§ **Dataset extract**:
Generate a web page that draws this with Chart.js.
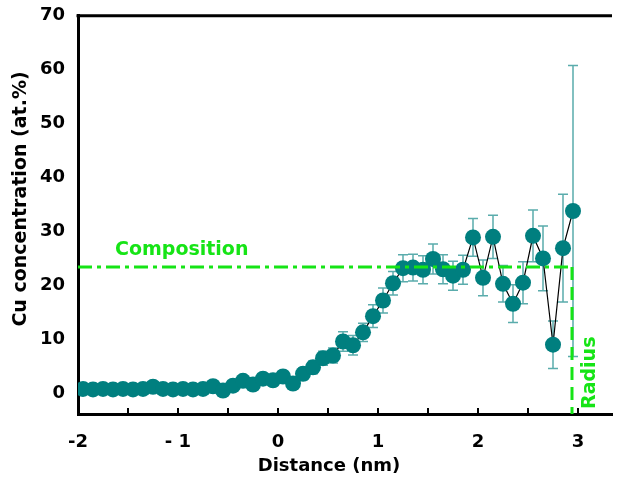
<!DOCTYPE html>
<html>
<head>
<meta charset="utf-8">
<script src="https://cdn.jsdelivr.net/npm/chart.js@4.4.0/dist/chart.umd.min.js"></script>
<style>
html, body { margin: 0; padding: 0; background: #fff; }
</style>
</head>
<body>
<canvas id="profile" width="624" height="478"></canvas>
<script>
// Cu profile across the interface (one point every 0.1 nm)
const distance = [
    -1.95, -1.85, -1.75, -1.65, -1.55, -1.45, -1.35, -1.25, -1.15, -1.05,
    -0.95, -0.85, -0.75, -0.65, -0.55, -0.45, -0.35, -0.25, -0.15, -0.05,
    0.05, 0.15, 0.25, 0.35, 0.45, 0.55, 0.65, 0.75, 0.85, 0.95,
    1.05, 1.15, 1.25, 1.35, 1.45, 1.55, 1.65, 1.75, 1.85, 1.95,
    2.05, 2.15, 2.25, 2.35, 2.45, 2.55, 2.65, 2.75, 2.85, 2.95
];
const cuConc = [
    0.8, 0.7, 0.8, 0.7, 0.8, 0.7, 0.8, 1.2, 0.8, 0.7,
    0.8, 0.7, 0.8, 1.3, 0.5, 1.4, 2.3, 1.6, 2.7, 2.4,
    3.1, 1.8, 3.6, 4.8, 6.5, 7.0, 9.6, 8.9, 11.3, 14.3,
    17.2, 20.4, 23.2, 23.3, 22.9, 24.9, 23.0, 21.8, 22.9, 28.9,
    21.4, 29.0, 20.3, 16.6, 20.5, 29.2, 25.0, 9.0, 26.9, 33.8
];
const cuErr = [
    0.5, 0.5, 0.5, 0.5, 0.5, 0.5, 0.5, 0.5, 0.5, 0.5,
    0.5, 0.5, 0.5, 0.6, 0.6, 0.7, 0.8, 0.8, 0.9, 1.0,
    1.0, 1.0, 1.1, 1.2, 1.3, 1.4, 1.8, 1.8, 1.7, 2.1,
    2.3, 2.2, 2.5, 2.5, 2.6, 2.8, 2.7, 2.7, 2.7, 3.5,
    3.3, 4.0, 3.4, 3.5, 3.9, 4.8, 6.0, 4.4, 10.0, 27.0
];

const xTickValues = [-2, -1.5, -1, -0.5, 0, 0.5, 1, 1.5, 2, 2.5, 3];
const xTickLabels = { '-2': '-2', '-1': '- 1', '0': '0', '1': '1', '2': '2', '3': '3' };
const yTickValues = [0, 10, 20, 30, 40, 50, 60, 70];

const composition = 23.4;   // at.%
const radius = 2.94;        // nm

const TEAL = '#007f7f';
const ERR = '#5aacac';
const GREEN = '#16e416';
const FONT = "'DejaVu Sans', sans-serif";

const extras = {
    id: 'extras',
    beforeDatasetsDraw(chart) {
        const ctx = chart.ctx;
        const xs = chart.scales.x, ys = chart.scales.y;
        ctx.save();
        ctx.strokeStyle = ERR;
        ctx.lineWidth = 1.5;
        distance.forEach((d, i) => {
            const px = xs.getPixelForValue(d);
            const top = ys.getPixelForValue(cuConc[i] + cuErr[i]);
            const bot = ys.getPixelForValue(cuConc[i] - cuErr[i]);
            ctx.beginPath();
            ctx.moveTo(px, top); ctx.lineTo(px, bot);
            ctx.moveTo(px - 5, top); ctx.lineTo(px + 5, top);
            ctx.moveTo(px - 5, bot); ctx.lineTo(px + 5, bot);
            ctx.stroke();
        });
        ctx.restore();
    },
    afterDraw(chart) {
        const ctx = chart.ctx;
        const a = chart.chartArea;
        const xs = chart.scales.x, ys = chart.scales.y;
        ctx.save();
        // frame top line and inward x ticks
        ctx.strokeStyle = '#000';
        ctx.lineWidth = 3;
        ctx.beginPath();
        ctx.moveTo(a.left - 1.5, a.top); ctx.lineTo(a.right, a.top);
        ctx.stroke();
        ctx.lineWidth = 2;
        xTickValues.forEach(v => {
            const px = xs.getPixelForValue(v);
            ctx.beginPath();
            ctx.moveTo(px, a.bottom); ctx.lineTo(px, a.bottom - 6);
            ctx.stroke();
        });

        ctx.fillStyle = GREEN;
        ctx.font = "bold 19px " + FONT;
        ctx.textAlign = 'left';
        ctx.textBaseline = 'alphabetic';
        ctx.fillText('Composition', xs.getPixelForValue(-1.63), ys.getPixelForValue(25.6));
        ctx.translate(xs.getPixelForValue(3.12), ys.getPixelForValue(3.8));
        ctx.rotate(-Math.PI / 2);
        ctx.textAlign = 'center';
        ctx.textBaseline = 'middle';
        ctx.fillText('Radius', 0, 0);
        ctx.restore();

        // axis titles
        ctx.save();
        ctx.fillStyle = '#000';
        ctx.font = "bold 18px " + FONT;
        ctx.textAlign = 'center';
        ctx.textBaseline = 'middle';
        ctx.fillText('Distance (nm)', 329, 466);
        ctx.translate(21, 199);
        ctx.rotate(-Math.PI / 2);
        ctx.font = "bold 19px " + FONT;
        ctx.fillText('Cu concentration (at.%)', 0, 0);
        ctx.restore();
    }
};

new Chart(document.getElementById('profile'), {
    type: 'line',
    data: {
        datasets: [
            {
                label: 'Composition',
                data: [{ x: -2, y: composition }, { x: radius, y: composition }],
                borderColor: GREEN,
                borderWidth: 3,
                borderDash: [14, 5, 4, 5],
                pointRadius: 0,
                order: 0
            },
            {
                label: 'Radius',
                data: [{ x: radius, y: composition }, { x: radius, y: -3.85 }],
                borderColor: GREEN,
                borderWidth: 3,
                borderDash: [13, 7],
                pointRadius: 0,
                order: 0
            },
            {
                label: 'Cu',
                data: distance.map((d, i) => ({ x: d, y: cuConc[i] })),
                borderColor: '#000',
                borderWidth: 1.2,
                pointRadius: 8,
                pointBorderWidth: 0,
                pointBackgroundColor: TEAL,
                tension: 0,
                order: 1
            }
        ]
    },
    options: {
        responsive: false,
        animation: false,
        layout: { padding: { top: 11, right: 12, left: 0, bottom: 0 } },
        plugins: { legend: { display: false }, tooltip: { enabled: false } },
        scales: {
            x: {
                type: 'linear',
                min: -2,
                max: 3.34,
                afterBuildTicks: s => { s.ticks = xTickValues.map(v => ({ value: v })); },
                afterFit: s => { s.height = 64; },
                grid: { display: false },
                border: { display: true, color: '#000', width: 3 },
                ticks: {
                    padding: 10,
                    autoSkip: false,
                    maxRotation: 0,
                    color: '#000',
                    font: { family: FONT, size: 18, weight: 'bold' },
                    callback: v => xTickLabels[String(v)] || ''
                }
            },
            y: {
                min: -3.85,
                max: 70,
                afterBuildTicks: s => { s.ticks = yTickValues.map(v => ({ value: v })); },
                afterFit: s => { s.width = 78; },
                grid: { display: false },
                border: { display: true, color: '#000', width: 3 },
                ticks: {
                    padding: 5,
                    color: '#000',
                    font: { family: FONT, size: 18, weight: 'bold' }
                }
            }
        }
    },
    plugins: [extras]
});
</script>
</body>
</html>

§ **Work required**:
Ignore the images and quote every line of the listing exactly.

§ **Output of the task**:
Generate a web page that draws this with Chart.js.
<!DOCTYPE html>
<html>
<head>
<meta charset="utf-8">
<script src="https://cdn.jsdelivr.net/npm/chart.js@4.4.0/dist/chart.umd.min.js"></script>
<style>
html, body { margin: 0; padding: 0; background: #fff; }
</style>
</head>
<body>
<canvas id="profile" width="624" height="478"></canvas>
<script>
// Cu profile across the interface (one point every 0.1 nm)
const distance = [
    -1.95, -1.85, -1.75, -1.65, -1.55, -1.45, -1.35, -1.25, -1.15, -1.05,
    -0.95, -0.85, -0.75, -0.65, -0.55, -0.45, -0.35, -0.25, -0.15, -0.05,
    0.05, 0.15, 0.25, 0.35, 0.45, 0.55, 0.65, 0.75, 0.85, 0.95,
    1.05, 1.15, 1.25, 1.35, 1.45, 1.55, 1.65, 1.75, 1.85, 1.95,
    2.05, 2.15, 2.25, 2.35, 2.45, 2.55, 2.65, 2.75, 2.85, 2.95
];
const cuConc = [
    0.8, 0.7, 0.8, 0.7, 0.8, 0.7, 0.8, 1.2, 0.8, 0.7,
    0.8, 0.7, 0.8, 1.3, 0.5, 1.4, 2.3, 1.6, 2.7, 2.4,
    3.1, 1.8, 3.6, 4.8, 6.5, 7.0, 9.6, 8.9, 11.3, 14.3,
    17.2, 20.4, 23.2, 23.3, 22.9, 24.9, 23.0, 21.8, 22.9, 28.9,
    21.4, 29.0, 20.3, 16.6, 20.5, 29.2, 25.0, 9.0, 26.9, 33.8
];
const cuErr = [
    0.5, 0.5, 0.5, 0.5, 0.5, 0.5, 0.5, 0.5, 0.5, 0.5,
    0.5, 0.5, 0.5, 0.6, 0.6, 0.7, 0.8, 0.8, 0.9, 1.0,
    1.0, 1.0, 1.1, 1.2, 1.3, 1.4, 1.8, 1.8, 1.7, 2.1,
    2.3, 2.2, 2.5, 2.5, 2.6, 2.8, 2.7, 2.7, 2.7, 3.5,
    3.3, 4.0, 3.4, 3.5, 3.9, 4.8, 6.0, 4.4, 10.0, 27.0
];

const xTickValues = [-2, -1.5, -1, -0.5, 0, 0.5, 1, 1.5, 2, 2.5, 3];
const xTickLabels = { '-2': '-2', '-1': '- 1', '0': '0', '1': '1', '2': '2', '3': '3' };
const yTickValues = [0, 10, 20, 30, 40, 50, 60, 70];

const composition = 23.4;   // at.%
const radius = 2.94;        // nm

const TEAL = '#007f7f';
const ERR = '#5aacac';
const GREEN = '#16e416';
const FONT = "'DejaVu Sans', sans-serif";

const extras = {
    id: 'extras',
    beforeDatasetsDraw(chart) {
        const ctx = chart.ctx;
        const xs = chart.scales.x, ys = chart.scales.y;
        ctx.save();
        ctx.strokeStyle = ERR;
        ctx.lineWidth = 1.5;
        distance.forEach((d, i) => {
            const px = xs.getPixelForValue(d);
            const top = ys.getPixelForValue(cuConc[i] + cuErr[i]);
            const bot = ys.getPixelForValue(cuConc[i] - cuErr[i]);
            ctx.beginPath();
            ctx.moveTo(px, top); ctx.lineTo(px, bot);
            ctx.moveTo(px - 5, top); ctx.lineTo(px + 5, top);
            ctx.moveTo(px - 5, bot); ctx.lineTo(px + 5, bot);
            ctx.stroke();
        });
        ctx.restore();
    },
    afterDraw(chart) {
        const ctx = chart.ctx;
        const a = chart.chartArea;
        const xs = chart.scales.x, ys = chart.scales.y;
        ctx.save();
        // frame top line and inward x ticks
        ctx.strokeStyle = '#000';
        ctx.lineWidth = 3;
        ctx.beginPath();
        ctx.moveTo(a.left - 1.5, a.top); ctx.lineTo(a.right, a.top);
        ctx.stroke();
        ctx.lineWidth = 2;
        xTickValues.forEach(v => {
            const px = xs.getPixelForValue(v);
            ctx.beginPath();
            ctx.moveTo(px, a.bottom); ctx.lineTo(px, a.bottom - 6);
            ctx.stroke();
        });

        ctx.fillStyle = GREEN;
        ctx.font = "bold 19px " + FONT;
        ctx.textAlign = 'left';
        ctx.textBaseline = 'alphabetic';
        ctx.fillText('Composition', xs.getPixelForValue(-1.63), ys.getPixelForValue(25.6));
        ctx.translate(xs.getPixelForValue(3.12), ys.getPixelForValue(3.8));
        ctx.rotate(-Math.PI / 2);
        ctx.textAlign = 'center';
        ctx.textBaseline = 'middle';
        ctx.fillText('Radius', 0, 0);
        ctx.restore();

        // axis titles
        ctx.save();
        ctx.fillStyle = '#000';
        ctx.font = "bold 18px " + FONT;
        ctx.textAlign = 'center';
        ctx.textBaseline = 'middle';
        ctx.fillText('Distance (nm)', 329, 466);
        ctx.translate(21, 199);
        ctx.rotate(-Math.PI / 2);
        ctx.font = "bold 19px " + FONT;
        ctx.fillText('Cu concentration (at.%)', 0, 0);
        ctx.restore();
    }
};

new Chart(document.getElementById('profile'), {
    type: 'line',
    data: {
        datasets: [
            {
                label: 'Composition',
                data: [{ x: -2, y: composition }, { x: radius, y: composition }],
                borderColor: GREEN,
                borderWidth: 3,
                borderDash: [14, 5, 4, 5],
                pointRadius: 0,
                order: 0
            },
            {
                label: 'Radius',
                data: [{ x: radius, y: composition }, { x: radius, y: -3.85 }],
                borderColor: GREEN,
                borderWidth: 3,
                borderDash: [13, 7],
                pointRadius: 0,
                order: 0
            },
            {
                label: 'Cu',
                data: distance.map((d, i) => ({ x: d, y: cuConc[i] })),
                borderColor: '#000',
                borderWidth: 1.2,
                pointRadius: 8,
                pointBorderWidth: 0,
                pointBackgroundColor: TEAL,
                tension: 0,
                order: 1
            }
        ]
    },
    options: {
        responsive: false,
        animation: false,
        layout: { padding: { top: 11, right: 12, left: 0, bottom: 0 } },
        plugins: { legend: { display: false }, tooltip: { enabled: false } },
        scales: {
            x: {
                type: 'linear',
                min: -2,
                max: 3.34,
                afterBuildTicks: s => { s.ticks = xTickValues.map(v => ({ value: v })); },
                afterFit: s => { s.height = 64; },
                grid: { display: false },
                border: { display: true, color: '#000', width: 3 },
                ticks: {
                    padding: 10,
                    autoSkip: false,
                    maxRotation: 0,
                    color: '#000',
                    font: { family: FONT, size: 18, weight: 'bold' },
                    callback: v => xTickLabels[String(v)] || ''
                }
            },
            y: {
                min: -3.85,
                max: 70,
                afterBuildTicks: s => { s.ticks = yTickValues.map(v => ({ value: v })); },
                afterFit: s => { s.width = 78; },
                grid: { display: false },
                border: { display: true, color: '#000', width: 3 },
                ticks: {
                    padding: 5,
                    color: '#000',
                    font: { family: FONT, size: 18, weight: 'bold' }
                }
            }
        }
    },
    plugins: [extras]
});
</script>
</body>
</html>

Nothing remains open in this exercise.